**Collected data**

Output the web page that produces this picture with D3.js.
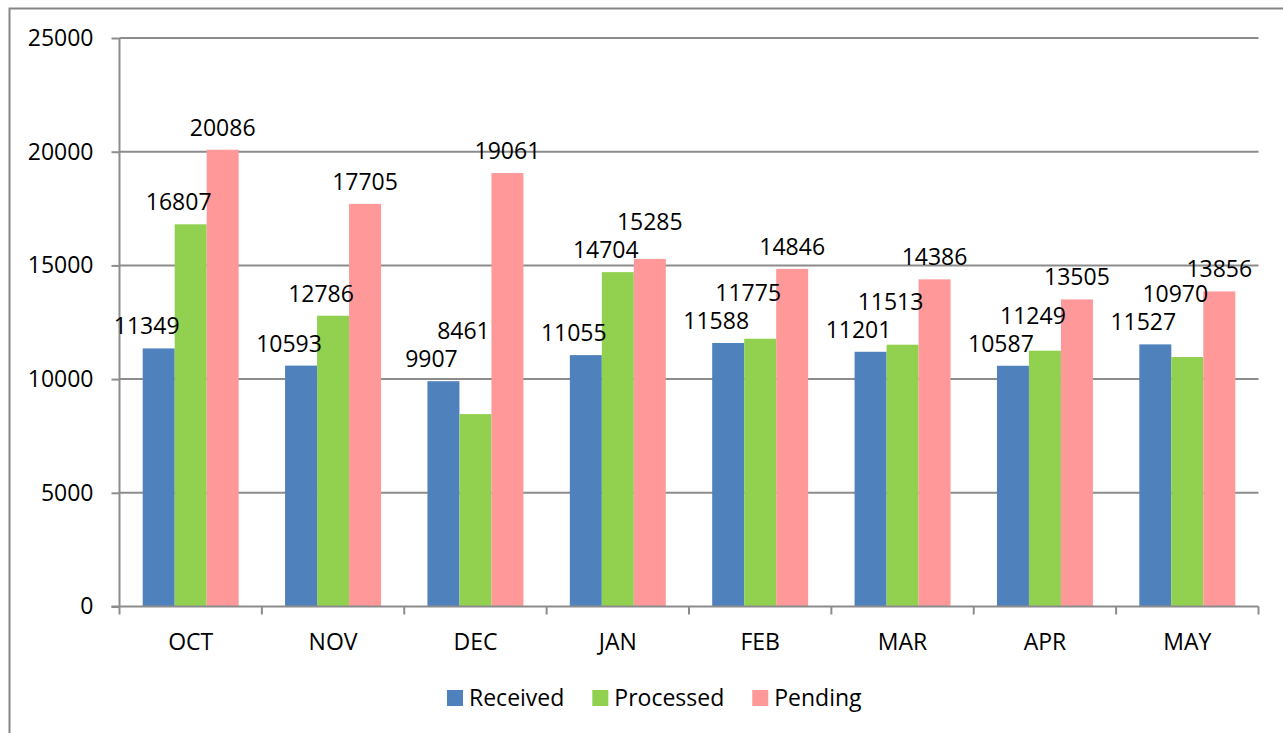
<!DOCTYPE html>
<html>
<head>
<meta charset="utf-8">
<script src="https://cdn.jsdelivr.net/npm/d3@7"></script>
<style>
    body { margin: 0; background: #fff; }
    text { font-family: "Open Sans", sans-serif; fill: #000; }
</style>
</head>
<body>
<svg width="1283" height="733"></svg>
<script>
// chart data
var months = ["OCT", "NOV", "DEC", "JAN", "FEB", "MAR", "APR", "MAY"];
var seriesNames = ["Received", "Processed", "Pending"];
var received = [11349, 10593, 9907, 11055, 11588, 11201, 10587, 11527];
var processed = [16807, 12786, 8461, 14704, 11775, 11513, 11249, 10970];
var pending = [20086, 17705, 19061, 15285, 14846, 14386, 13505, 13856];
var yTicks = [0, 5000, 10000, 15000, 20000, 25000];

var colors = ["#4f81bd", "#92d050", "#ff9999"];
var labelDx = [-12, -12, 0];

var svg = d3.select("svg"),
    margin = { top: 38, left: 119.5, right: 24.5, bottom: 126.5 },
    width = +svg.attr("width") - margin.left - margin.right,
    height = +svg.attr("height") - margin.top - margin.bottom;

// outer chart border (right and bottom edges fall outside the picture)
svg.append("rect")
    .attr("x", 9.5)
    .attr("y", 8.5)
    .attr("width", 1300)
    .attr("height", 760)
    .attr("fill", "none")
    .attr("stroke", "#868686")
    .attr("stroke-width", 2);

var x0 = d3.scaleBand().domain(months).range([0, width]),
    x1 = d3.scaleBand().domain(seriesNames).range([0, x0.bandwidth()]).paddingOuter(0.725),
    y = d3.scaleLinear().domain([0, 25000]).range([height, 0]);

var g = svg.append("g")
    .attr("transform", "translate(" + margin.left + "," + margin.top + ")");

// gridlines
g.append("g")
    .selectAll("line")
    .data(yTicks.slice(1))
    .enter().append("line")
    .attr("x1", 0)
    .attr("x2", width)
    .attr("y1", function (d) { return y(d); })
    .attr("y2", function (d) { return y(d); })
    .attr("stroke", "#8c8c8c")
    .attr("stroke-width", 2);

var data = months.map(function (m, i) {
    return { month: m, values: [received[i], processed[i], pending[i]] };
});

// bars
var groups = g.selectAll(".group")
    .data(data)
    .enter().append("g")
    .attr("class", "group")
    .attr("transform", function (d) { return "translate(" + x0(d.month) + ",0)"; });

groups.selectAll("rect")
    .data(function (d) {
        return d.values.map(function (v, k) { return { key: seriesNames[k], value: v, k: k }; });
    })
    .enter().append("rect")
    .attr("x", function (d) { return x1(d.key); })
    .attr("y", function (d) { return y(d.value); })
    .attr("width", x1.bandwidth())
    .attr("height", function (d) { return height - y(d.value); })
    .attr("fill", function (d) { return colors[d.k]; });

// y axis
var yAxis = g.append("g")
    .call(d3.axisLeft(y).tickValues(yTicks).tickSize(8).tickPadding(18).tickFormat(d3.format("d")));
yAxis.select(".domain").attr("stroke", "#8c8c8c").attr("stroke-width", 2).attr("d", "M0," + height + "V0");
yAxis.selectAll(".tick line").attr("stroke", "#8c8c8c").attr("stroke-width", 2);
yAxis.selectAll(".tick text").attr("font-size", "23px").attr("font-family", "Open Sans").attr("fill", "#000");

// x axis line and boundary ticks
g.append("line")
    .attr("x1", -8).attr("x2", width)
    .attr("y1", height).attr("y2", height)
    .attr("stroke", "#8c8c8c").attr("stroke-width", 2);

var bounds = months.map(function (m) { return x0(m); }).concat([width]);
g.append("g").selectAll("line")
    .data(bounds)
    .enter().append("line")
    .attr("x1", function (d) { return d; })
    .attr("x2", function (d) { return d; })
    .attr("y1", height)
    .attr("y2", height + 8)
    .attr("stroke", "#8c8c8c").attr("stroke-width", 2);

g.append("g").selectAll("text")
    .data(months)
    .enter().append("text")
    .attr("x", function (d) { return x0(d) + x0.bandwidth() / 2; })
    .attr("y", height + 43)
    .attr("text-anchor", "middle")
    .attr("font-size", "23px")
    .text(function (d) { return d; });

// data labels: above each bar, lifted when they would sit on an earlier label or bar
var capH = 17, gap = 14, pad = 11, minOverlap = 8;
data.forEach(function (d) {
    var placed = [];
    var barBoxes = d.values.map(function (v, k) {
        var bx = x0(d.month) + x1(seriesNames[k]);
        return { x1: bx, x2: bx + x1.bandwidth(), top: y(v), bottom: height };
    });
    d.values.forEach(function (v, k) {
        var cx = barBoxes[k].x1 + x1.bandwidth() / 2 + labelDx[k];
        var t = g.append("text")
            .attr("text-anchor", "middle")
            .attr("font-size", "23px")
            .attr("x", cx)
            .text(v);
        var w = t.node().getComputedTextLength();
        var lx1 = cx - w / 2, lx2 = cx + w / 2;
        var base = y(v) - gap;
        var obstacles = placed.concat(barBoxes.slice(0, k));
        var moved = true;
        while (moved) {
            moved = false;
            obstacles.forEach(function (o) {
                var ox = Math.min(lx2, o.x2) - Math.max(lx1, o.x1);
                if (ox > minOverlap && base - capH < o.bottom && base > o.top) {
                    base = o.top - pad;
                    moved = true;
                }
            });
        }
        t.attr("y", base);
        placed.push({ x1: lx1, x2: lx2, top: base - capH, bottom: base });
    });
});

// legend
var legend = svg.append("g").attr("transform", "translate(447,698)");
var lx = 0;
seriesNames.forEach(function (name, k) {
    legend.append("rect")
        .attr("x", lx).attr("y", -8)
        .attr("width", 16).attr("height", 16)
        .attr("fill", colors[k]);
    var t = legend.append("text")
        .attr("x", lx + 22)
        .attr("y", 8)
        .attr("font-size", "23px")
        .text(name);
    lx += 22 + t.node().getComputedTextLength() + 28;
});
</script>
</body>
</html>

**Directions**
Please reproduce the listing exactly from its opening line through the line that contains "var yTicks = [0, 5000, 10000, 15000, 20000, 25000];", both included, with all pictures omitted.

**Result**
Output the web page that produces this picture with D3.js.
<!DOCTYPE html>
<html>
<head>
<meta charset="utf-8">
<script src="https://cdn.jsdelivr.net/npm/d3@7"></script>
<style>
    body { margin: 0; background: #fff; }
    text { font-family: "Open Sans", sans-serif; fill: #000; }
</style>
</head>
<body>
<svg width="1283" height="733"></svg>
<script>
// chart data
var months = ["OCT", "NOV", "DEC", "JAN", "FEB", "MAR", "APR", "MAY"];
var seriesNames = ["Received", "Processed", "Pending"];
var received = [11349, 10593, 9907, 11055, 11588, 11201, 10587, 11527];
var processed = [16807, 12786, 8461, 14704, 11775, 11513, 11249, 10970];
var pending = [20086, 17705, 19061, 15285, 14846, 14386, 13505, 13856];
var yTicks = [0, 5000, 10000, 15000, 20000, 25000];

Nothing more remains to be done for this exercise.